Sure -- but part of my point (actually MOST of my point) was that it's not all about the quantifiable numerical increase in chances.* A lot of the difference comes from the sort of information that's disseminated at these schools and the culture at these schools. YS at least have far, far more alums doing non-biglaw, and that sort of institutional knowledge and culture makes a big impact. If you are 100% sure that you want to do [x] job from the moment you start law school, the difference between you going to HYS and CCN is going to be much smaller -- assuming you stay committed to [x] job throughout. If, on the other hand, you suspect that you are interested in a certain category of job but are not sure, or simply care the most about doing something interesting and rewarding with your degree -- then, I think HYS vs CCN makes a very substantial difference. And the fact of the matter is that most top law students don't enter law school wanting to do biglaw. So many incoming students have other (generally much sexier) aspirations, if only vague aspirations. Far more of those students will see those aspirations fulfilled at HYS than at CCN. And if you're someone who places value on fulfilling whatever those aspirations are, that difference may be worth a ton. It is that marginal student who my post is directed to -- the ~25-50% of the class at HYS who are doing something pretty different from the biglaw-midlaw or biglaw-in house track within a couple of years of graduation.

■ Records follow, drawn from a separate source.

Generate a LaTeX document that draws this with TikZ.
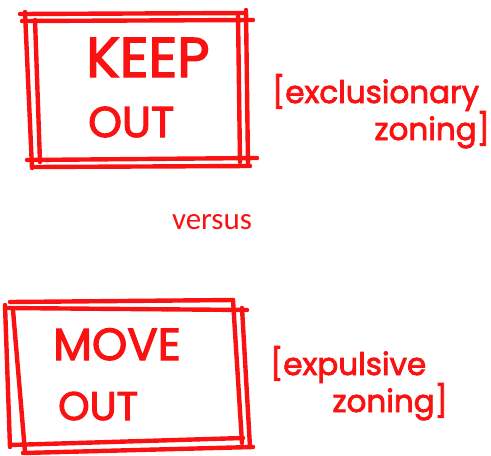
\documentclass[tikz,border=0pt]{standalone}
\usepackage{fontspec}
\setmainfont{Carlito}
\newfontfamily\handfont{Poppins}[FakeBold=2.6]
\usetikzlibrary{positioning}
\definecolor{signred}{RGB}{250,18,18}
\tikzset{
  pen/.style={draw=signred,line width=4.4pt,line cap=round},
  signtext/.style={text=signred,inner sep=0pt,anchor=base west,
    font=\handfont\fontsize{#1}{#1}\selectfont},
  notetext/.style={text=signred,inner sep=0pt,
    font=\handfont\fontsize{31}{31}\selectfont},
  versus/.style={text=signred,inner sep=0pt,anchor=base,
    font=\fontsize{31}{31}\selectfont}
}

\begin{document}
\begin{tikzpicture}[x=1pt,y=-1pt]
  \useasboundingbox (0,0) rectangle (491,456);

  % keep out sign, two shaky frames
  \draw[pen] (20,14) -- (246,13);
  \draw[pen] (22,21) -- (253,20);
  \draw[pen] (25,12) -- (32,168);
  \draw[pen] (35,20) -- (40,162);
  \draw[pen] (238,14) -- (240,162);
  \draw[pen] (246,10) -- (248,165);
  \draw[pen] (27,160) -- (257,158);
  \draw[pen] (32,167) -- (250,166);
  \node[signtext=56] (keep) at (86,77) {KEEP};
  \node[signtext=43] (keepout) at (88,137) {OUT};
  \node[notetext,anchor=base west] (excl) at (272,103) {[exclusionary};
  \node[notetext,anchor=base east] (exclzone) at (490,140) {zoning]};

  \node[versus] (vs) at (212,229) {versus};

  % move out sign
  \draw[pen] (10,302) -- (233,300);
  \draw[pen] (5,308) -- (247,310);
  \draw[pen] (5,305) -- (10,447);
  \draw[pen] (13,310) -- (25,452);
  \draw[pen] (233,300) -- (242,443);
  \draw[pen] (242,308) -- (250,447);
  \draw[pen] (10,445) -- (243,438);
  \draw[pen] (23,453) -- (253,447);
  \node[signtext=45] (move) at (53,360) {MOVE};
  \node[signtext=40] (moveout) at (58,420) {OUT};
  \node[notetext,anchor=base west] (expul) at (270,375) {[expulsive};
  \node[notetext,anchor=base east] (expulzone) at (448,412) {zoning]};
\end{tikzpicture}
\end{document}
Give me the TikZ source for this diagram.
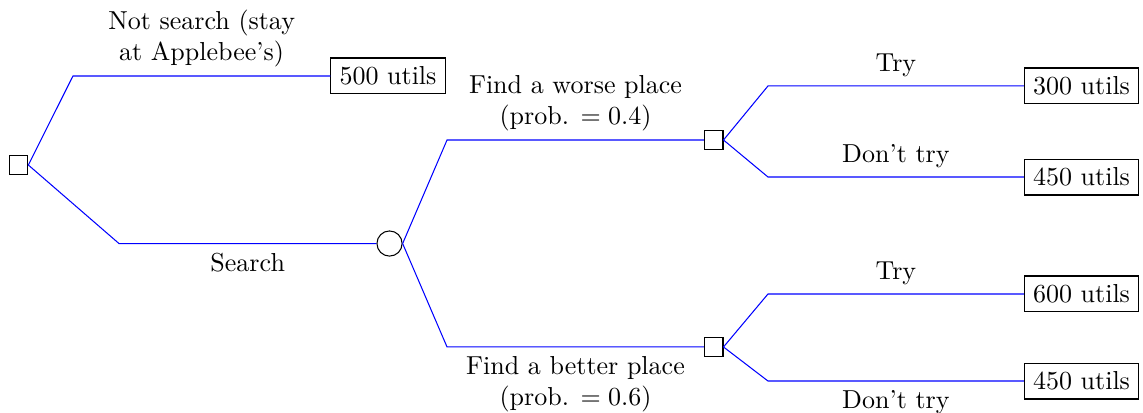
\documentclass[tikz,border=0pt]{standalone}
\usepackage{tikz}
\usetikzlibrary{shapes.geometric}
\usetikzlibrary{arrows,shapes}

\tikzset{
  decision/.style={rectangle, draw, fill=white, minimum size=0.25cm, inner sep=0pt},
  chance/.style={circle, draw, fill=white, minimum size=0.34cm, inner sep=0pt},
  payoff/.style={rectangle, draw, text=black},
  branch/.style={draw=blue}
}

\begin{document}
\begin{tikzpicture}
\useasboundingbox (0,0) rectangle (15.446,5.581);

 \node[decision] (d1) at (0.251,3.351) {};
 \node[chance] (c1) at (5.264,2.29) {};
 \node[decision] (d2) at (9.645,3.689) {};
 \node[decision] (d3) at (9.645,0.892) {};

 \node[payoff] (p1) at (5.243,4.554) {500 utils};
 \node[payoff] (p2) at (14.615,4.419) {300 utils};
 \node[payoff] (p3) at (14.615,3.189) {450 utils};
 \node[payoff] (p4) at (14.615,1.608) {600 utils};
 \node[payoff] (p5) at (14.615,0.432) {450 utils};

 \coordinate (k1) at (0.986,4.554);
 \coordinate (k2) at (1.608,2.29);
 \coordinate (k3) at (6.041,3.689);
 \coordinate (k4) at (6.041,0.892);
 \coordinate (k5) at (10.378,4.419);
 \coordinate (k6) at (10.378,3.189);
 \coordinate (k7) at (10.378,1.608);
 \coordinate (k8) at (10.378,0.432);

\draw [branch] (d1.east) -- (k1) -- node[above, align=center] {Not search (stay\\at Applebee's)} (p1.west);
\draw [branch] (d1.east) -- (k2) -- node[below] {Search} (c1.west);

\draw [branch] (c1.east) -- (k3) -- node[above, align=center] {Find a worse place\\(prob. $=0.4$)} (d2.west);
\draw [branch] (c1.east) -- (k4) -- node[below, align=center] {Find a better place\\(prob. $=0.6$)} (d3.west);

\draw [branch] (d2.east) -- (k5) -- node[above] {Try} (p2.west);
\draw [branch] (d2.east) -- (k6) -- node[above] {Don't try} (p3.west);

\draw [branch] (d3.east) -- (k7) -- node[above] {Try} (p4.west);
\draw [branch] (d3.east) -- (k8) -- node[below] {Don't try} (p5.west);

\end{tikzpicture}
\end{document}
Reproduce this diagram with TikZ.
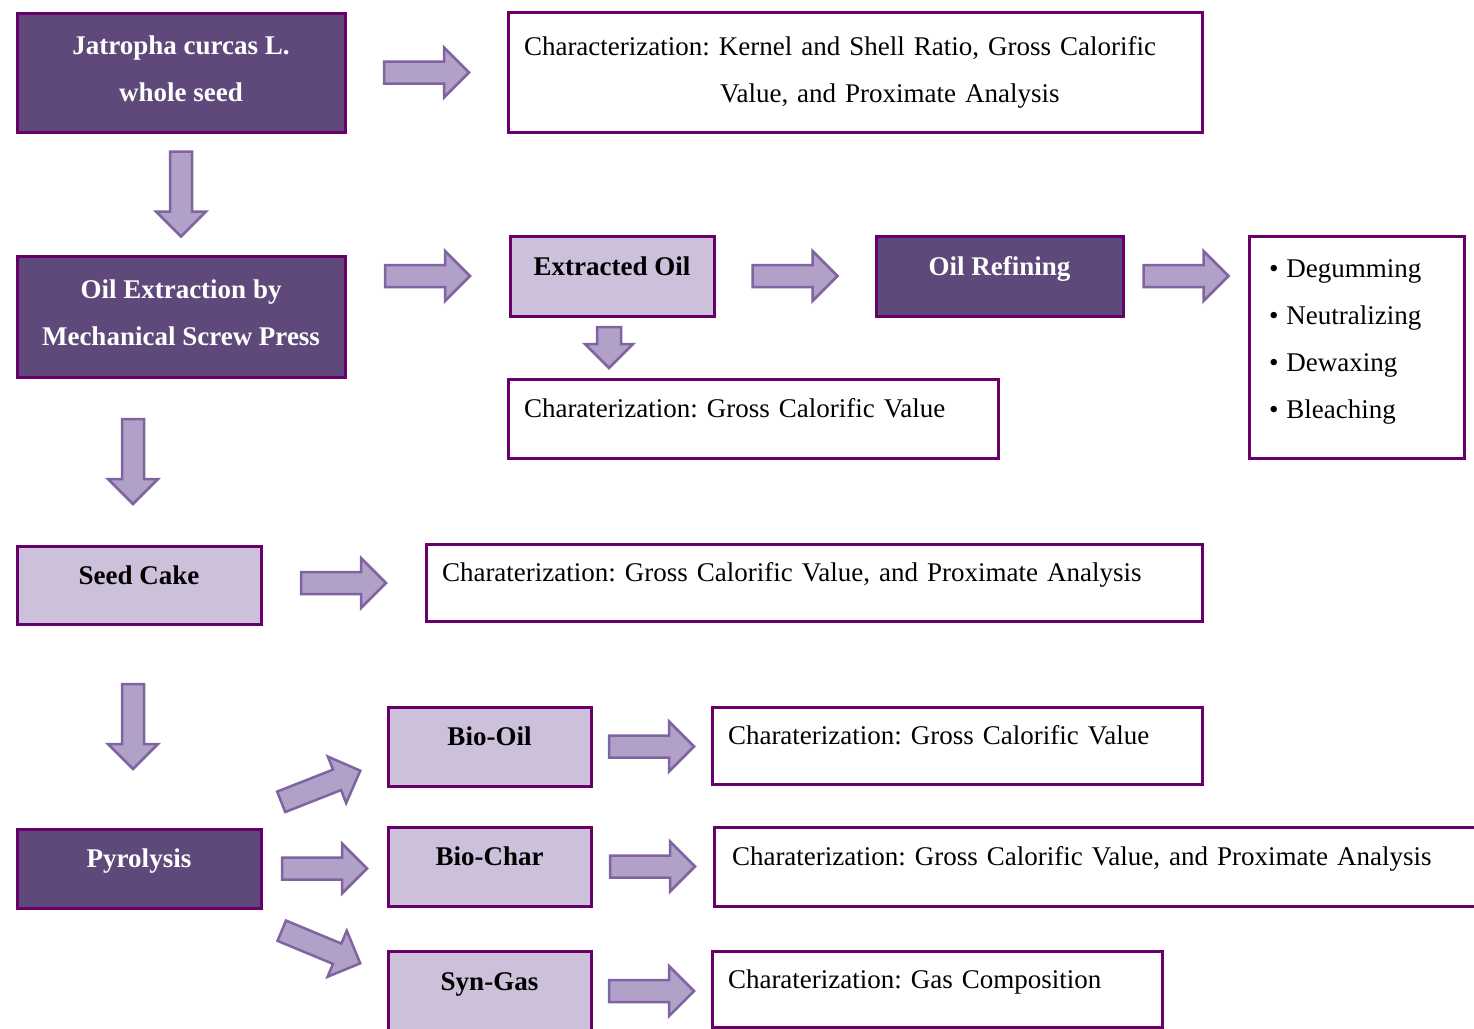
\documentclass[tikz,border=0pt]{standalone}
\usepackage{fontspec}
\setmainfont{Liberation Serif}
\usepackage{xcolor}
\usetikzlibrary{calc}

\definecolor{darkbox}{HTML}{5F497A}
\definecolor{boxline}{HTML}{690069}
\definecolor{lightbox}{HTML}{CCC0DA}
\definecolor{arrowfill}{HTML}{B1A0C7}
\definecolor{arrowline}{HTML}{8064A2}
\frenchspacing

\begin{document}
\begin{tikzpicture}[
    x=0.5pt, y=-0.5pt,
    box/.style={rectangle, draw=boxline, line width=1.5pt, inner sep=0pt, align=center, font=\bfseries\fontsize{13.5}{23.5}\selectfont},
    dark/.style={box, fill=darkbox, text=white},
    light/.style={box, fill=lightbox, text=black, oneline},
    info/.style={box, fill=white, align=left, inner xsep=8pt, font=\fontsize{13.5}{23.5}\selectfont},
    oneline/.style={text height=9.5pt, text depth=10.5pt},
    blkline/.style={draw=arrowline, fill=arrowfill, line width=1.25pt},
    blk/.pic={\draw[blkline] (-42.5,-11) -- (17.5,-11) -- (17.5,-25) -- (42.5,0) -- (17.5,25) -- (17.5,11) -- (-42.5,11) -- cycle;},
    blksmall/.pic={\draw[blkline] (-20.5,-12) -- (-3.5,-12) -- (-3.5,-24) -- (20.5,0) -- (-3.5,24) -- (-3.5,12) -- (-20.5,12) -- cycle;},
]
\useasboundingbox (0,0) rectangle (1474,1029);

% Nodes
\node[dark, minimum width=164pt, minimum height=59.5pt, text depth=4pt] (seed) at (181,72.5) {Jatropha curcas L.\\whole seed};
\node[info, text width=331pt, minimum height=60pt] (char1) at (855,72) {Characterization: Kernel and Shell Ratio, Gross Calorific\\\hspace*{98pt}Value, and Proximate Analysis};

\node[dark, minimum width=164pt, minimum height=60.5pt, text depth=4pt] (oilext) at (181,316.5) {Oil Extraction by\\Mechanical Screw Press};
\node[light, minimum width=102pt, minimum height=40pt] (extoil) at (612,276) {Extracted Oil};
\node[dark, oneline, minimum width=123.5pt, minimum height=40pt] (refine) at (999.5,276) {Oil Refining};
\node[info, text width=87.5pt, inner xsep=10pt, minimum height=111pt, text depth=78pt] (steps) at (1356.5,347)
  {\textbullet\hspace{4pt}Degumming\\\textbullet\hspace{4pt}Neutralizing\\\textbullet\hspace{4pt}Dewaxing\\\textbullet\hspace{4pt}Bleaching};
\node[info, oneline, text width=229pt, minimum height=39.5pt] (char2) at (753,418.5) {Charaterization: Gross Calorific Value};

\node[light, minimum width=122pt, minimum height=39pt] (cake) at (139,585) {Seed Cake};
\node[info, oneline, text width=372pt, minimum height=38.5pt] (char3) at (814,582.5) {Charaterization: Gross Calorific Value, and Proximate Analysis};

\node[dark, oneline, minimum width=122pt, minimum height=39.5pt] (pyro) at (139,868.5) {Pyrolysis};
\node[light, minimum width=101.5pt, minimum height=39.5pt] (biooil) at (489.5,746.5) {Bio-Oil};
\node[light, minimum width=101.5pt, minimum height=39.5pt] (biochar) at (489.5,866.5) {Bio-Char};
\node[light, minimum width=101.5pt, minimum height=40pt] (syngas) at (489.5,991) {Syn-Gas};
\node[info, oneline, text width=229pt, minimum height=38.5pt] (char4) at (957,745.5) {Charaterization: Gross Calorific Value};
\node[info, oneline, text width=365pt, inner xsep=9pt, minimum height=39.5pt] (char5) at (1097,866.5) {Charaterization: Gross Calorific Value, and Proximate Analysis};
\node[info, oneline, text width=209pt, minimum height=38pt] (char6) at (937,989) {Charaterization: Gas Composition};

% Arrows
\path (seed.east) -- (seed.east -| char1.west) pic[midway, sloped, allow upside down] {blk};
\path (seed.south) -- (oilext.north) pic[midway, sloped, allow upside down] {blk};
\path (oilext.east |- extoil.west) -- (extoil.west) pic[midway, sloped, allow upside down] {blk};
\path (extoil.east) -- (refine.west) pic[midway, sloped, allow upside down] {blk};
\path (refine.east) -- (steps.west |- refine.east) pic[midway, sloped, allow upside down] {blk};
\path ([xshift=-1.5pt]extoil.south) -- ([xshift=-1.5pt]extoil.south |- char2.north) pic[midway, sloped, allow upside down] {blksmall};
\path ([xshift=-3pt]cake.north |- oilext.south) -- ([xshift=-3pt]cake.north) pic[midway, sloped, allow upside down] {blk};
\path ([yshift=1pt]cake.east) -- ([yshift=1pt]cake.east -| char3.west) pic[midway, sloped, allow upside down] {blk};
\path ([xshift=-3pt]cake.south) -- ([xshift=-3pt]pyro.north) pic[midway, sloped, allow upside down] {blk};
\path ($(pyro.east)+(19.5,-67)$) -- ($(biooil.west)+(-27,24.5)$) pic[midway, sloped, allow upside down] {blk};
\path (pyro.east) -- (pyro.east -| biochar.west) pic[midway, sloped, allow upside down] {blk};
\path ($(pyro.east)+(20,62.5)$) -- ($(syngas.west)+(-27,-28)$) pic[midway, sloped, allow upside down] {blk};
\path (biooil.east) -- (biooil.east -| char4.west) pic[midway, sloped, allow upside down] {blk};
\path (biochar.east) -- (biochar.east -| char5.west) pic[midway, sloped, allow upside down] {blk};
\path (syngas.east) -- (syngas.east -| char6.west) pic[midway, sloped, allow upside down] {blk};

\end{tikzpicture}
\end{document}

Personally, I am fairly confident that I would not be in my current (amazing) job if I had attended CCN -- but not because I don't think I would have gotten an interview or wouldn't have been hired had I applied. I don't actually think I would have applied at all. I was very, very close to accepting a position in biglaw and was only dissuaded because there was just barely a critical mass of people in my very broad circle who were doing or thinking about doing some similar less traditional thing. Take even one of them away and I'm not sure I'm here. My sense from talking to these folks is that many of their decisions were similarly influenced and similarly close to never being made.
*I also think you've understated the amount of impact that HYS have on hiring as compared with CCN. After several years of post-law school experience in several high-profile jobs (many of which included some involvement in hiring), I've been continually struck by how often the legal community doesn't draw fine distinctions between the top law schools -- with the exception of HYS. My experience has been that a Michigan candidate in the top 10% will be treated virtually indistinguishably from a Columbia or Northwestern candidate in the top 10%. However, I've never been in an environment in which HYS didn't get some sort of special consideration--whether that meant being put on the top of the pile, looking at references for candidates that would otherwise have been prescreened, etc. HYS (especially YS in my experience) got a relatively very serious look usually regardless of anything else. I agree that the increases in chances out of HYS for unicorn jobs is very hard to quantify, and only likely impacts several students on the margins each year -- but I don't think that it makes the difference insubstantial or not worth paying any money for. When you are one of seven people from your school interested in some category of amazing job in a year, it makes a heck of a difference if five out of seven of these folks will get hired as opposed to three. Of course, this is all anecdotal and speculative.
What is not anecdotal that you've also overlooked is the impact that clerkships have on these sorts of chances. There are whole categories of "unicorn" job for which a clerkship is basically a requirement -- and since there are very substantial differences in clerkship %, at least between YS and the rest, that results in pretty substantial difference in chances. And given that not everyone at these schools wants to clerk, the difference between a 30% Article III clerkship rate and a 10% Article III clerkship rate is very likely the difference between a 50% clerk placement rate and a 20% rate.
Wait, what? Your argument is now (or maybe always was) that folks can get the same elusive & idyllic jobs from CCN but they might get swayed away from them by winding up in a class where more folks are on the biglaw track? That seems crazy to me, especially if you are talking about S or H, rather than Y. While it might be true that you would have wound up in biglaw from one of CCN rather than landing your super special job from HYS, how can it possibly make sense for someone who has already decided they don't want to take the biglaw track to give up a huge scholarship for what you now appear to concede isn't a much greater increase in chance of landing that job. What, they should pay $200K+ to avoid the chance that they might get swayed away from their current aspirations by going to a more biglaw-focused school?
I think, since you appear to acknowledge this, we can assume that the Rubenstein kid has a somewhat similar (though maybe slightly reduced) chance of landing one of these great jobs. So if landing one of these jobs is already so important to that person as an 0L that they are considering paying $200K to improve their chances of landing it, isn't it safe to assume they'll probably manage to maintain that aspiration even if all their law school friends wind up on the biglaw track? And if landing one of these jobs isn't that important to the person as an 0L, isn't it crazy to pay the extra $200K on the chance that they'll develop that aspiration during law school (or rather, the chance that they won't be able to develop that aspiration by going to one of CCN)
And what are these jobs? What are the secret idyllic clerkship-required jobs anyway?